Sometime later, ten suns rose into the sky rather than one, casting an intense heat across the land. The hunter stepped forward and shot an arrow into the sky, successfully sinking the nine extra suns. Instantly becoming a hero and source of great admiration, with this new found fame the two were married. The two should have lived happily ever after, but unfortunately the hunter grew into a tyrant, ruling with a cruel and oppressive hand. He sought great power and ordered that an elixir be created in order to extend his own life. Chang E came upon it and unknowingly consumed the elixir, enraging her husband. Attempting to flee him, she jumped from the window of her palace bedroom, yet rather than falling, she simply floated through the sky towards the glowing moon.
The festival is a time to enjoy the successful reaping of rice and wheat with food offerings made in honour of the moon. Today, it is still an occasion for outdoor reunions among friends and relatives to eat mooncakes and gaze at the moon, as a symbol of harmony and unity.
Moon cakes are eaten at this time and hence why the festival is known by both names, they are traditionally round shaped and quite small pastries with a thin crust wrapping a sweet and oily filling. Within the centre of the pastry are nestled salted egg yolks, representing the shape of the moon. Though this may sound unappetising the salty flavour of the egg yolk manages to compliment the sweet outer pastry.
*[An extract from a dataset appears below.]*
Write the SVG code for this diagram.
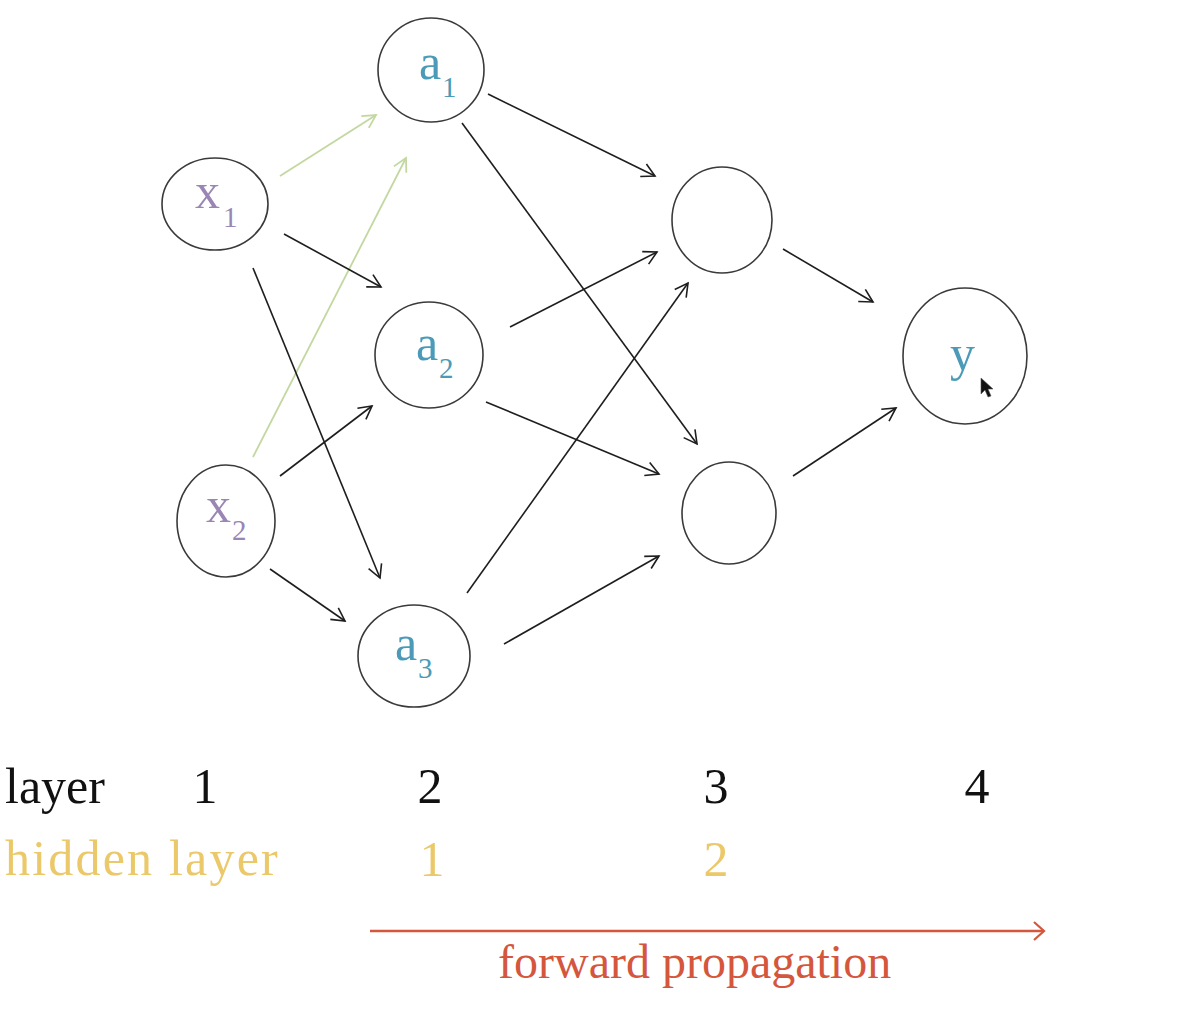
<svg xmlns="http://www.w3.org/2000/svg" width="1189" height="1016" viewBox="0 0 1189 1016">
<defs>
<style>
.node{fill:none;stroke:#3a3a3a;stroke-width:1.6}
.lbl{font-family:"Liberation Serif","DejaVu Serif",serif;font-size:50px}
.sub{font-family:"Liberation Serif","DejaVu Serif",serif;font-size:29px}
.in{fill:#9a86b4}
.hid{fill:#4b9bb8}
.edge{fill:none;stroke:#1e1e1e;stroke-width:1.6}
.green{fill:none;stroke:#c3d8a0;stroke-width:1.8}
.txt{font-family:"Liberation Serif","DejaVu Serif",serif;font-size:50px}
.fwd{font-family:"Liberation Serif","DejaVu Serif",serif;font-size:48px;fill:#d4573d}
</style>
<marker id="ah" viewBox="-14 -8 16 16" markerWidth="16" markerHeight="16" refX="0" refY="0" orient="auto" markerUnits="userSpaceOnUse">
<path d="M-13,-7 L0,0 L-13,7" fill="none" stroke="#1e1e1e" stroke-width="1.6"/>
</marker>
<marker id="ahg" viewBox="-14 -8 16 16" markerWidth="16" markerHeight="16" refX="0" refY="0" orient="auto" markerUnits="userSpaceOnUse">
<path d="M-13,-7 L0,0 L-13,7" fill="none" stroke="#c3d8a0" stroke-width="1.8"/>
</marker>
<marker id="ahr" viewBox="-14 -10 16 20" markerWidth="16" markerHeight="20" refX="0" refY="0" orient="auto" markerUnits="userSpaceOnUse">
<path d="M-10,-9 L0,0 L-10,9" fill="none" stroke="#d4573d" stroke-width="2.2"/>
</marker>
</defs>
<rect width="1189" height="1016" fill="#ffffff"/>

<g id="connectors">
<line class="green" x1="280" y1="176" x2="376" y2="115" marker-end="url(#ahg)"/>
<line class="green" x1="253" y1="457" x2="406" y2="158" marker-end="url(#ahg)"/>
<line class="edge" x1="284" y1="234" x2="381" y2="287" marker-end="url(#ah)"/>
<line class="edge" x1="253" y1="268" x2="380" y2="578" marker-end="url(#ah)"/>
<line class="edge" x1="280" y1="476" x2="372" y2="406" marker-end="url(#ah)"/>
<line class="edge" x1="270" y1="569" x2="345" y2="621" marker-end="url(#ah)"/>
<line class="edge" x1="488" y1="94" x2="655" y2="176" marker-end="url(#ah)"/>
<line class="edge" x1="462" y1="123" x2="697" y2="444" marker-end="url(#ah)"/>
<line class="edge" x1="510" y1="327" x2="657" y2="252" marker-end="url(#ah)"/>
<line class="edge" x1="486" y1="402" x2="659" y2="474" marker-end="url(#ah)"/>
<line class="edge" x1="467" y1="593" x2="688" y2="283" marker-end="url(#ah)"/>
<line class="edge" x1="504" y1="644" x2="659" y2="556" marker-end="url(#ah)"/>
<line class="edge" x1="783" y1="249" x2="873" y2="302" marker-end="url(#ah)"/>
<line class="edge" x1="793" y1="476" x2="896" y2="408" marker-end="url(#ah)"/>
</g>

<g id="node-x1">
<ellipse class="node" cx="215" cy="204" rx="53" ry="46"/>
<text class="lbl in" x="195" y="208">x</text>
<text class="sub in" x="223" y="227">1</text>
</g>
<g id="node-x2">
<ellipse class="node" cx="226" cy="521" rx="49" ry="56"/>
<text class="lbl in" x="206" y="522">x</text>
<text class="sub in" x="232" y="540">2</text>
</g>
<g id="node-a1">
<ellipse class="node" cx="431" cy="70" rx="53" ry="52"/>
<text class="lbl hid" x="419" y="79">a</text>
<text class="sub hid" x="442" y="97">1</text>
</g>
<g id="node-a2">
<ellipse class="node" cx="429" cy="355" rx="54" ry="53"/>
<text class="lbl hid" x="416" y="360">a</text>
<text class="sub hid" x="439" y="378">2</text>
</g>
<g id="node-a3">
<ellipse class="node" cx="414" cy="656" rx="56" ry="51"/>
<text class="lbl hid" x="395" y="660">a</text>
<text class="sub hid" x="418" y="678">3</text>
</g>
<g id="node-h1">
<ellipse class="node" cx="722" cy="220" rx="50" ry="53"/>
</g>
<g id="node-h2">
<ellipse class="node" cx="729" cy="513" rx="47" ry="51"/>
</g>
<g id="node-y">
<ellipse class="node" cx="965" cy="356" rx="62" ry="68"/>
<text class="lbl hid" x="950" y="370">y</text>
</g>

<g id="cursor">
<path d="M981,378 L981,394 L985,390 L988,397 L991,396 L988,389 L993,389 Z" fill="#111" stroke="#555" stroke-width="0.6"/>
</g>

<g id="labels">
<text class="txt" x="5" y="803" fill="#111">layer</text>
<text class="txt" x="205" y="803" fill="#111" text-anchor="middle">1</text>
<text class="txt" x="430" y="803" fill="#111" text-anchor="middle">2</text>
<text class="txt" x="716" y="803" fill="#111" text-anchor="middle">3</text>
<text class="txt" x="977" y="803" fill="#111" text-anchor="middle">4</text>
<text class="txt" x="5" y="875" fill="#ebc96a" letter-spacing="2.2">hidden layer</text>
<text class="txt" x="432" y="876" fill="#ebc96a" text-anchor="middle">1</text>
<text class="txt" x="716" y="876" fill="#ebc96a" text-anchor="middle">2</text>
</g>

<g id="forward">
<line x1="370" y1="931" x2="1044" y2="931" stroke="#d4573d" stroke-width="2.6" marker-end="url(#ahr)"/>
<text class="fwd" x="498" y="978">forward propagation</text>
</g>
</svg>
Traditional mooncakes have an imprint on the top of the crust, signifying the name of the bakery, the Chinese characters for ‘harmony’, or identifying the flavour.
As with almost all things the festival is now more commercialised with different shapes (more commonly they are animal shaped in Vietnam) and fillings, from coffee and peanut butter to prune and sweet potato, choose any food imaginable and there is a corresponding mooncake flavour.
If you do nothing else this day look for a Chinese bakery and try a cake for yourself and if you get the chance, do look to the heavens and the moon and remember the beauty of Chang E.